▸ Stated exercise
Keep the wording of each record exactly the same when you repeat it, and leave out pictures.

------ Entries provided

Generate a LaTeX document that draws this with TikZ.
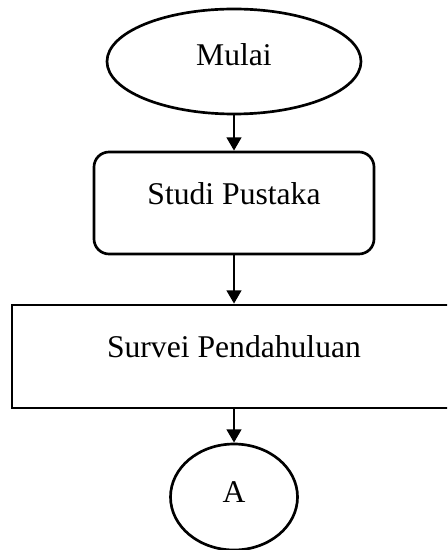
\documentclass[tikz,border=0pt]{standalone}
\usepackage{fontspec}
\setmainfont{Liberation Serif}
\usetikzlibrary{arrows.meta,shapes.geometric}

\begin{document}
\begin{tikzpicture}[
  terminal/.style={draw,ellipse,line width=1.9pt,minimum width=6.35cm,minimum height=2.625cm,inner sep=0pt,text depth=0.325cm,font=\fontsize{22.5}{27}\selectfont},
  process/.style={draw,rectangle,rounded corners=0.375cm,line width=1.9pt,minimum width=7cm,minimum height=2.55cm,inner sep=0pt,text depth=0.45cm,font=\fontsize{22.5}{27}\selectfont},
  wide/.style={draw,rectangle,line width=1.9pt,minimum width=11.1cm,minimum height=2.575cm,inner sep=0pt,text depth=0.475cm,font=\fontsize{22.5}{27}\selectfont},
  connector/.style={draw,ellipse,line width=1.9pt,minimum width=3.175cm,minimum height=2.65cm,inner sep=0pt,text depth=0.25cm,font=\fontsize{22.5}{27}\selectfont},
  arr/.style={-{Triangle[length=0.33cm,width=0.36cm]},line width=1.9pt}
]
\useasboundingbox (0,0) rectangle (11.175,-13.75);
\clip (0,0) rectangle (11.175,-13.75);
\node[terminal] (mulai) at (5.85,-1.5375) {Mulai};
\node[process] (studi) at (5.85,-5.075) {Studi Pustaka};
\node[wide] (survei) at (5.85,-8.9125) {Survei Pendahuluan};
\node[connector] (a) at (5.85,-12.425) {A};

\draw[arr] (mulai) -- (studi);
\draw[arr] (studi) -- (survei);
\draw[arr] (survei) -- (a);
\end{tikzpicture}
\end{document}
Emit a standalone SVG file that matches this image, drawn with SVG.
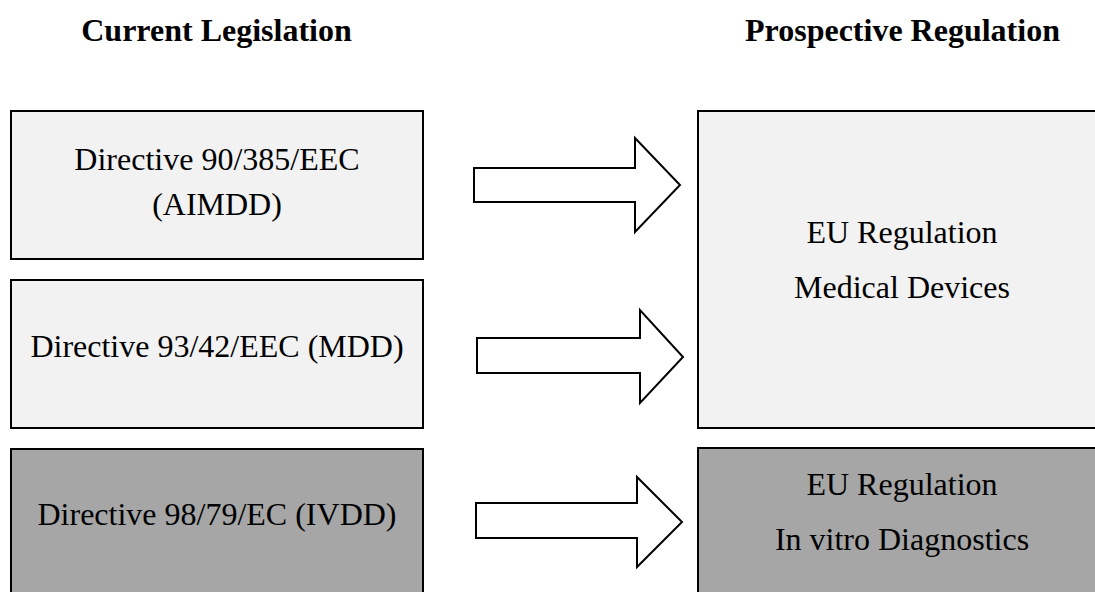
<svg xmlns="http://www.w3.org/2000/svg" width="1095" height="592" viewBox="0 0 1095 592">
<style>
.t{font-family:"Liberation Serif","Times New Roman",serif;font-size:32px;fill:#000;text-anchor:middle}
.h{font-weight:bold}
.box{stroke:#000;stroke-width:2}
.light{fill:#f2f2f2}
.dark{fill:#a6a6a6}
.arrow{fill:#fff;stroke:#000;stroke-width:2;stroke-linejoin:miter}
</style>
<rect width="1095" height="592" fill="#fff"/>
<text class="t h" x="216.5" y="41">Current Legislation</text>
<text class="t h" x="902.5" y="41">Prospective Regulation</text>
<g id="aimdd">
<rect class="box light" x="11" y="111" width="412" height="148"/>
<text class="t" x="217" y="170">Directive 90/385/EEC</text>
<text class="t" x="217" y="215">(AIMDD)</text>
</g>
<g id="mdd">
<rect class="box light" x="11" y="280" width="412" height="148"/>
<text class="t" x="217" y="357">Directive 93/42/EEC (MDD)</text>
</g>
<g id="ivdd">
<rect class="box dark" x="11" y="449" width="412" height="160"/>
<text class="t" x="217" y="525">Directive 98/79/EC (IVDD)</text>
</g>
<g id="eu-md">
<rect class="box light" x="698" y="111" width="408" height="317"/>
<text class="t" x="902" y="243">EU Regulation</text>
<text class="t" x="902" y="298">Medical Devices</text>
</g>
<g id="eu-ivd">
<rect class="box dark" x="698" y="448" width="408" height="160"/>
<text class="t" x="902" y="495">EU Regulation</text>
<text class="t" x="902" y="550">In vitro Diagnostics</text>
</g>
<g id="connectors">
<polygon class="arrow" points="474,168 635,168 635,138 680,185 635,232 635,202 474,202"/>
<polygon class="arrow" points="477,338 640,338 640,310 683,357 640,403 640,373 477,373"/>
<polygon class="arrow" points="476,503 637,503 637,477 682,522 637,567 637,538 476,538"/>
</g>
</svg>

------------

▸ Response to the exercise
Generate a LaTeX document that draws this with TikZ.
\documentclass[tikz,border=0pt]{standalone}
\usepackage{fontspec}
\setmainfont{Liberation Serif}
\usetikzlibrary{arrows.meta,shapes.geometric}

\begin{document}
\begin{tikzpicture}[
  terminal/.style={draw,ellipse,line width=1.9pt,minimum width=6.35cm,minimum height=2.625cm,inner sep=0pt,text depth=0.325cm,font=\fontsize{22.5}{27}\selectfont},
  process/.style={draw,rectangle,rounded corners=0.375cm,line width=1.9pt,minimum width=7cm,minimum height=2.55cm,inner sep=0pt,text depth=0.45cm,font=\fontsize{22.5}{27}\selectfont},
  wide/.style={draw,rectangle,line width=1.9pt,minimum width=11.1cm,minimum height=2.575cm,inner sep=0pt,text depth=0.475cm,font=\fontsize{22.5}{27}\selectfont},
  connector/.style={draw,ellipse,line width=1.9pt,minimum width=3.175cm,minimum height=2.65cm,inner sep=0pt,text depth=0.25cm,font=\fontsize{22.5}{27}\selectfont},
  arr/.style={-{Triangle[length=0.33cm,width=0.36cm]},line width=1.9pt}
]
\useasboundingbox (0,0) rectangle (11.175,-13.75);
\clip (0,0) rectangle (11.175,-13.75);
\node[terminal] (mulai) at (5.85,-1.5375) {Mulai};
\node[process] (studi) at (5.85,-5.075) {Studi Pustaka};
\node[wide] (survei) at (5.85,-8.9125) {Survei Pendahuluan};
\node[connector] (a) at (5.85,-12.425) {A};

\draw[arr] (mulai) -- (studi);
\draw[arr] (studi) -- (survei);
\draw[arr] (survei) -- (a);
\end{tikzpicture}
\end{document}
Emit a standalone SVG file that matches this image, drawn with SVG.
<svg xmlns="http://www.w3.org/2000/svg" width="1095" height="592" viewBox="0 0 1095 592">
<style>
.t{font-family:"Liberation Serif","Times New Roman",serif;font-size:32px;fill:#000;text-anchor:middle}
.h{font-weight:bold}
.box{stroke:#000;stroke-width:2}
.light{fill:#f2f2f2}
.dark{fill:#a6a6a6}
.arrow{fill:#fff;stroke:#000;stroke-width:2;stroke-linejoin:miter}
</style>
<rect width="1095" height="592" fill="#fff"/>
<text class="t h" x="216.5" y="41">Current Legislation</text>
<text class="t h" x="902.5" y="41">Prospective Regulation</text>
<g id="aimdd">
<rect class="box light" x="11" y="111" width="412" height="148"/>
<text class="t" x="217" y="170">Directive 90/385/EEC</text>
<text class="t" x="217" y="215">(AIMDD)</text>
</g>
<g id="mdd">
<rect class="box light" x="11" y="280" width="412" height="148"/>
<text class="t" x="217" y="357">Directive 93/42/EEC (MDD)</text>
</g>
<g id="ivdd">
<rect class="box dark" x="11" y="449" width="412" height="160"/>
<text class="t" x="217" y="525">Directive 98/79/EC (IVDD)</text>
</g>
<g id="eu-md">
<rect class="box light" x="698" y="111" width="408" height="317"/>
<text class="t" x="902" y="243">EU Regulation</text>
<text class="t" x="902" y="298">Medical Devices</text>
</g>
<g id="eu-ivd">
<rect class="box dark" x="698" y="448" width="408" height="160"/>
<text class="t" x="902" y="495">EU Regulation</text>
<text class="t" x="902" y="550">In vitro Diagnostics</text>
</g>
<g id="connectors">
<polygon class="arrow" points="474,168 635,168 635,138 680,185 635,232 635,202 474,202"/>
<polygon class="arrow" points="477,338 640,338 640,310 683,357 640,403 640,373 477,373"/>
<polygon class="arrow" points="476,503 637,503 637,477 682,522 637,567 637,538 476,538"/>
</g>
</svg>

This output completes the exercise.